Unit Commitment Considering the Impact of Deep Cycling

TL;DR

This paper introduces a novel unit commitment model that incorporates the economic and environmental costs of deep cycling in power plants, using a piece-wise linear cost approach to address nonconvexities.

Contribution

It proposes a convex linear programming formulation for unit commitment considering ramping impacts, accounting for nonconvex costs due to deep cycling.

Findings

The model effectively captures ramping costs and their impact on unit commitment decisions.

Governmental policies influence ramping strategies and associated costs.

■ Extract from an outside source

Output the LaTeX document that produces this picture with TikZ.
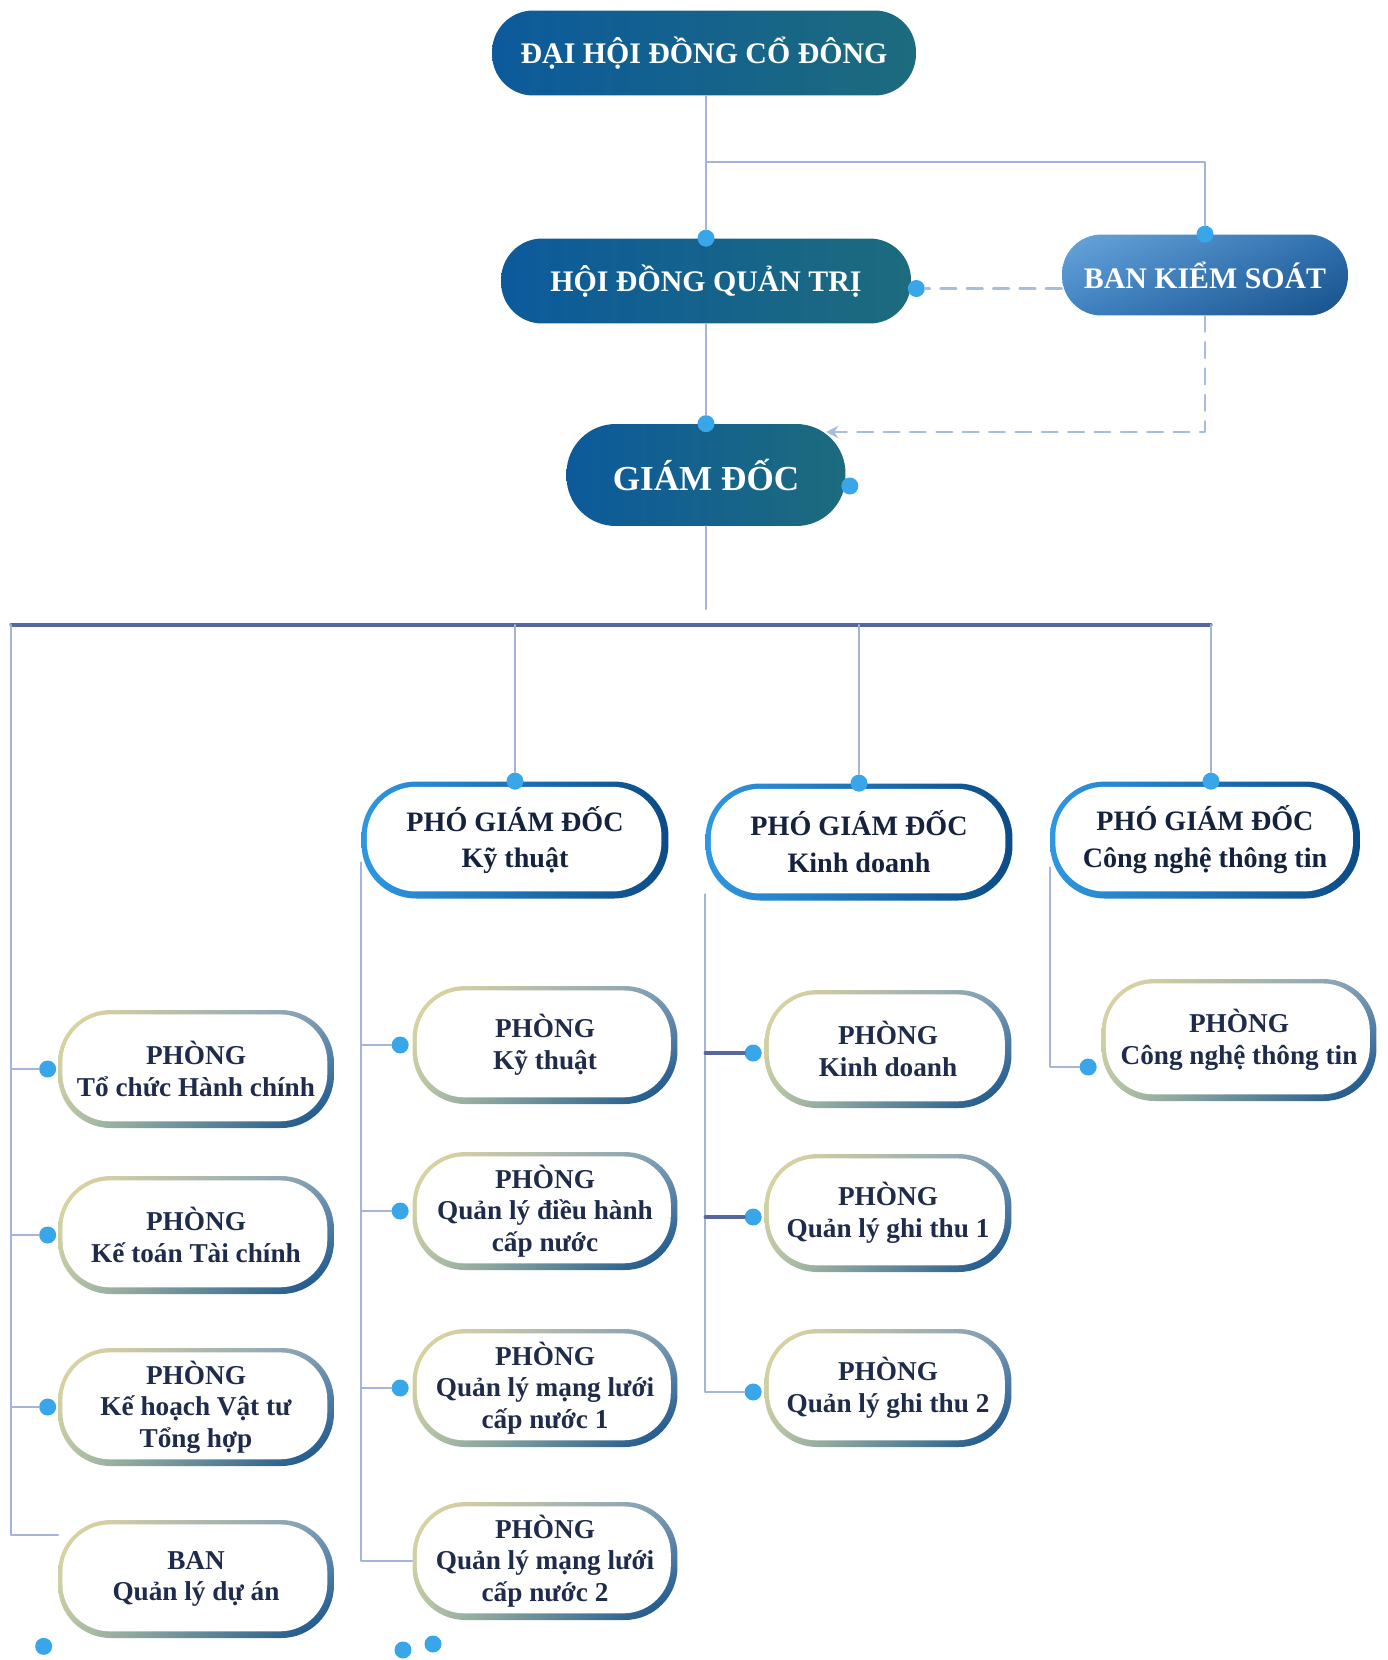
\documentclass[tikz,border=0pt]{standalone}
\usepackage{fontspec}
\setmainfont{Liberation Serif}
\usetikzlibrary{arrows.meta,shadings}
\definecolor{ink}{HTML}{15223E}
\definecolor{deptink}{HTML}{1E2B4A}
\definecolor{sky}{HTML}{39A6E9}
\definecolor{wireblue}{HTML}{A5B5D9}
\definecolor{railblue}{HTML}{56669E}
\definecolor{dashblue}{HTML}{A8BCDD}
\definecolor{topl}{HTML}{0C5A9B}
\definecolor{topr}{HTML}{1D6B7D}
\definecolor{bksul}{HTML}{6AA6DC}
\definecolor{bksur}{HTML}{2E6FAE}
\definecolor{bksll}{HTML}{3F82C2}
\definecolor{bkslr}{HTML}{17508A}
\definecolor{pgdl}{HTML}{2F97E2}
\definecolor{pgdr}{HTML}{0C4B86}
\definecolor{brdul}{HTML}{E5D8A0}
\definecolor{brdll}{HTML}{B9C7A6}
\definecolor{brdur}{HTML}{7E9DB8}
\definecolor{brdlr}{HTML}{0D4C8A}

\begin{document}
\begin{tikzpicture}[x=0.02cm,y=-0.02cm,line cap=round,line join=round,
  knob/.style={circle,fill=sky,inner sep=0pt,minimum size=0.34cm},
  link/.style={draw=wireblue,line width=1.2pt},
  busline/.style={draw=railblue,line width=1.8pt},
  ctrl/.style={draw=dashblue,line width=1.3pt,dash pattern=on 9pt off 6pt},
  capsule/.style={rectangle,rounded corners=23.5pt,inner sep=0pt,minimum height=1.7cm,
    text=white,font=\bfseries\fontsize{17}{20}\selectfont},
  board/.style={capsule,left color=topl,right color=topr},
  deputy/.style={rectangle,rounded corners=31pt,inner sep=0pt,minimum width=6.14cm,
    minimum height=2.34cm,align=center,text=ink,font=\bfseries\fontsize{16}{21}\selectfont,
    fill=white,path picture={
      \shade[left color=pgdl,right color=pgdr] (path picture bounding box.south west) rectangle (path picture bounding box.north east);
      \fill[white,rounded corners=28pt] ([shift={(3pt,4pt)}]path picture bounding box.south west) rectangle ([shift={(-4pt,-3pt)}]path picture bounding box.north east);}},
  dept/.style={rectangle,rounded corners=30pt,inner sep=0pt,minimum height=2.36cm,
    align=center,text=deptink,font=\bfseries\fontsize{15.5}{18}\selectfont,
    fill=white,path picture={
      \shade[upper left=brdul,lower left=brdll,upper right=brdur,lower right=brdlr] (path picture bounding box.south west) rectangle (path picture bounding box.north east);
      \fill[white,rounded corners=27pt] ([shift={(2.5pt,3.8pt)}]path picture bounding box.south west) rectangle ([shift={(-3.8pt,-2.5pt)}]path picture bounding box.north east);}}]
  \path[use as bounding box] (0,0) rectangle (1387,1660);
  \fill[white] (0,0) rectangle (1387,1660);

  % top level
  \node[board,minimum width=8.48cm] (dhd) at (704,53) {ĐẠI HỘI ĐỒNG CỔ ĐÔNG};
  \node[board,minimum width=8.2cm] (hdqt) at (706,281) {HỘI ĐỒNG QUẢN TRỊ};
  \node[capsule,minimum width=5.72cm,minimum height=1.62cm,rounded corners=22.5pt,
    upper left=bksul,upper right=bksur,lower left=bksll,lower right=bkslr] (bks) at (1205,275) {BAN KIỂM SOÁT};
  \node[board,minimum width=5.58cm,minimum height=2.04cm,rounded corners=28pt,
    font=\bfseries\fontsize{20}{24}\selectfont] (gd) at (706,475) {GIÁM ĐỐC};

  \node[knob] (k-hdqt) at (hdqt.north) {};
  \node[knob] (k-bks) at (bks.north) {};
  \node[knob] (k-hdqt-e) at ([shift={(0.1cm,-0.15cm)}]hdqt.east) {};
  \node[knob] (k-gd) at (gd.north) {};
  \node[knob] (k-gd-e) at ([shift={(0.08cm,-0.22cm)}]gd.east) {};

  \coordinate (split) at (706,162);
  \coordinate (gd-in) at (826,432);
  \coordinate (gd-stub) at (706,609);
  \draw[link] (k-hdqt |- dhd.south) -- (k-hdqt);
  \draw[link] (split) -| (k-bks);
  \draw[link] (hdqt) -- (k-gd);
  \draw[ctrl] (k-hdqt-e -| bks.west) -- (k-hdqt-e);
  \draw[ctrl,-{Stealth[length=7pt,width=7pt]}] (bks.south) |- (gd-in);
  \draw[link] (gd) -- (gd-stub);

  % deputies
  \node[deputy] (pgd-kt) at (515,840) {PHÓ GIÁM ĐỐC\\Kỹ thuật};
  \node[deputy] (pgd-kd) at (859,842) {PHÓ GIÁM ĐỐC\\Kinh doanh};
  \node[deputy,minimum width=6.2cm] (pgd-it) at (1205,840) {PHÓ GIÁM ĐỐC\\Công nghệ thông tin};
  \node[knob] (k-pkt) at (pgd-kt.north) {};
  \node[knob] (k-pkd) at (pgd-kd.north) {};
  \node[knob] (k-pit) at ([xshift=0.12cm]pgd-it.north) {};

  \coordinate (bus-l) at (11,625);
  \draw[busline] (bus-l) -- (k-pit |- bus-l);
  \draw[link] (k-pkt |- bus-l) -- (k-pkt);
  \draw[link] (k-pkd |- bus-l) -- (k-pkd);
  \draw[link] (k-pit |- bus-l) -- (k-pit);

  % departments under the director
  \node[dept,minimum width=5.52cm] (tchc) at (196,1069) {PHÒNG\\Tổ chức Hành chính};
  \node[dept,minimum width=5.52cm] (ktc) at (196,1235) {PHÒNG\\Kế toán Tài chính};
  \node[dept,minimum width=5.52cm] (khvt) at (196,1407) {PHÒNG\\Kế hoạch Vật tư\\Tổng hợp};
  \node[dept,minimum width=5.52cm] (ban) at (196,1579) {BAN\\Quản lý dự án};
  \foreach \d in {tchc,ktc,khvt}
    \node[knob] (k-\d) at ([xshift=-0.2cm]\d.west) {};
  \node[knob] (k-ban) at ([shift={(-0.28cm,-0.16cm)}]ban.south west) {};
  \coordinate (ban-in) at (58,1535);
  \draw[link] (bus-l) |- (ban-in);
  \foreach \d in {tchc,ktc,khvt}
    \draw[link] (bus-l |- k-\d) -- (k-\d);

  % technical
  \node[dept,minimum width=5.3cm] (kt) at (545,1045) {PHÒNG\\Kỹ thuật};
  \node[dept,minimum width=5.3cm] (dh) at (545,1211) {PHÒNG\\Quản lý điều hành\\cấp nước};
  \node[dept,minimum width=5.3cm] (ml1) at (545,1388) {PHÒNG\\Quản lý mạng lưới\\cấp nước 1};
  \node[dept,minimum width=5.3cm] (ml2) at (545,1561) {PHÒNG\\Quản lý mạng lưới\\cấp nước 2};
  \foreach \d in {kt,dh,ml1}
    \node[knob] (k-\d) at ([xshift=-0.24cm]\d.west) {};
  \node[knob] (k-ml2a) at (403,1650) {};
  \node[knob] (k-ml2b) at (433,1644) {};
  \coordinate (kt-top) at ([yshift=-0.45cm]pgd-kt.west);
  \draw[link] (kt-top) |- (ml2);
  \foreach \d in {kt,dh,ml1}
    \draw[link] (kt-top |- k-\d) -- (k-\d);

  % business
  \node[dept,minimum width=4.94cm] (kd) at (888,1049) {PHÒNG\\Kinh doanh};
  \node[dept,minimum width=4.94cm] (gt1) at (888,1213) {PHÒNG\\Quản lý ghi thu 1};
  \node[dept,minimum width=4.94cm] (gt2) at (888,1388) {PHÒNG\\Quản lý ghi thu 2};
  \foreach \d in {kd,gt1,gt2}
    \node[knob] (k-\d) at ([shift={(-0.22cm,-0.08cm)}]\d.west) {};
  \coordinate (kd-top) at ([yshift=-1.05cm]pgd-kd.west);
  \draw[link] (kd-top) |- (k-gt2);
  \draw[busline] (kd-top |- k-kd) -- (k-kd);
  \draw[busline] (kd-top |- k-gt1) -- (k-gt1);

  % information technology
  \node[dept,minimum width=5.5cm,minimum height=2.44cm] (it) at (1239,1040) {PHÒNG\\Công nghệ thông tin};
  \node[knob] (k-it) at ([shift={(-0.26cm,-0.54cm)}]it.west) {};
  \coordinate (it-top) at ([yshift=-0.55cm]pgd-it.west);
  \draw[link] (it-top) |- (k-it);
\end{tikzpicture}
\end{document}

The approach provides a more realistic framework for integrating wind energy and reducing emissions.

Abstract

Wind energy has been integrated into the power system with the hope that it improves the energy efficiency and decreases greenhouse gas emission. However, several studies over the world imply that the result was in the opposite way that was hoped mainly because of the negative correlation between wind availability and load. Under the situation, coal power plants are forced to cycle while they are not designed to do so. To prevent this unwanted result from occurring, a unit commitment decision should include the use of fuel and the emission rate during the ramp up/down process. This paper proposes a new unit commitment decision process to accommodate the economic and the environmental costs associated with the ramping process. The costs are, in general, not convex because there is positive cost if a generator output changes significantly regardless of directions. As a result, the problem might be nonconvex. A piece-wise linear cost curve is introduced to model the impact of ramping processes. With the curve, a convex linear programming is formulated, and the impact of a governmental policy is discussed.